At one point in my life, I was very much interested in music. Writing, singing, playing piano, performing, the whole bit. When I went to college, I pursued it in the beginning with an extremely short stint as a bass in the Duke University Chapel Choir. All of this was put onto the back burner when I became a student leader and activist. Of course, I still felt drawn to it, but there was little time or energy left to dedicate to it. Now that approximately 6 years have passed, I'm finally ready to look at my past dream and either discard it as unrealistic and unworthy, or tack it onto my new view of life.

So, for the next few months or so, I will be looking for singing gigs in NY to get my feet wet again with performing and to work some of the cobwebs off of my voice. The thing about my writing and my voice is that it doesn't have a strong hold in any one genre, so its a hard pitch. I've trained "classically" and I'm very well steeped in the black southern baptist gospel traditions, but i'm also extremely fond of experimental vocals and abstraction such as Bjork and some of the more daring alternative artists. So I have my work cut out for me. I mean, who wants to hear a cross between Luther Vandross and Bjork?

I have to give the credit for this new found faith in my own talent and drive to my good coworker who shall remain nameless. Wish me luck

Tuesday, August 08, 2006

Re-Rihanna

Why do we do this to ourselves?

Why do we dance around and feel it to these little bitches who all sound the same and work under the same motives, style and attitude. Cause we're not brave enough to listen to and accept the audible art of the more "mass-aesthetically" challenged entertainers, i.e. men, trannies, full figured women. I know I'm not the only one who is only mildly titilated by these omni-ethnic pop, pornacustic products. Once the video is off and the beat is gone, i'm not thinking about anything that i wasn't thinking of before I listened to "their" electronic wizardry.

I'm not saying that I won't continue to listen to artists like Rihanna. I'm saying that I'm not really wowed by the reissuing of past entertainment success, Janet, Madonna, Whitney, Mariah etc. We know how their brand of "diva-tion" goes. Give me some something else. Really, something so different, I don't even recognize it as music initially!

Tuesday, August 01, 2006

Back to the Middle

India Arie has this song called Back to the Middle, that I've used as a kind of meditation tool for some time now. Even though I could never be exactly sure of what she meant by the lyrics of this song unless I personally asked her, I feel my interpretation is pretty close.
I believe that it is her plea to the world to exercise moderation in some things and to not go so far to one side of an experience to miss something in it. In my youth, I can say that I've done some things in the extreme without even knowing what they were about or why I was doing it. Now, I'm more apt to really take my time and think things over, sometimes a little too much, sometimes not enough, but at least I'm thinking more.

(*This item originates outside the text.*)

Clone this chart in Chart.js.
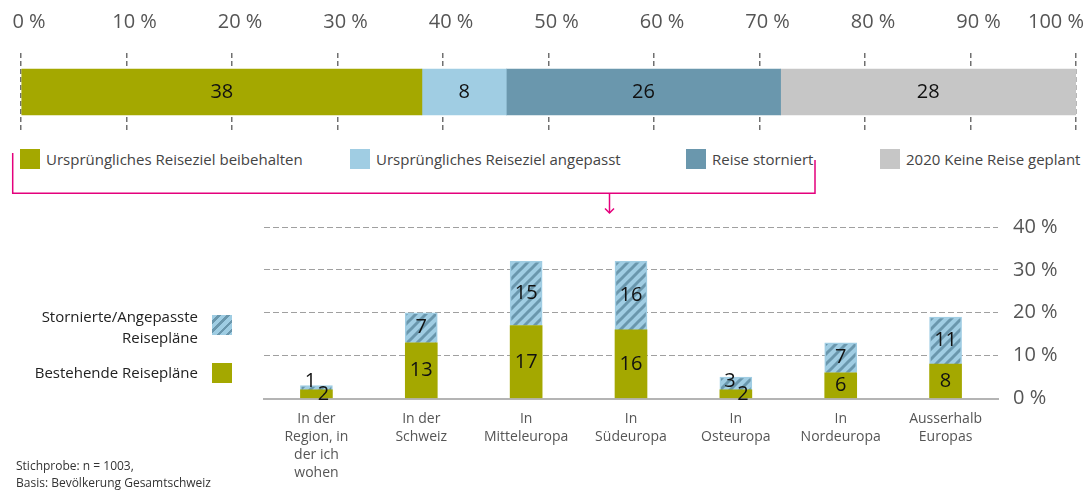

Take this blog for instance. I use it as a personal journal. I write these little nuggets to myself and put them on the world wide web for easy retrieval knowing full well that anyone else could see it if they wanted to. Yet, I keep it pretty tame and vague so as not to have all of my business out there. If someone were to read my blog beginning to end, they would only get a sense of my general mood from month to month nothing more.

Friday, July 28, 2006

TMI

You know, sometimes you just don't need to know some things. It's funny, because as children, we're taught by Schoolhouse Rock that knowledge is power. But knowledge is not wisdom and understanding and if you know something but don't understand it, it can drive you mad.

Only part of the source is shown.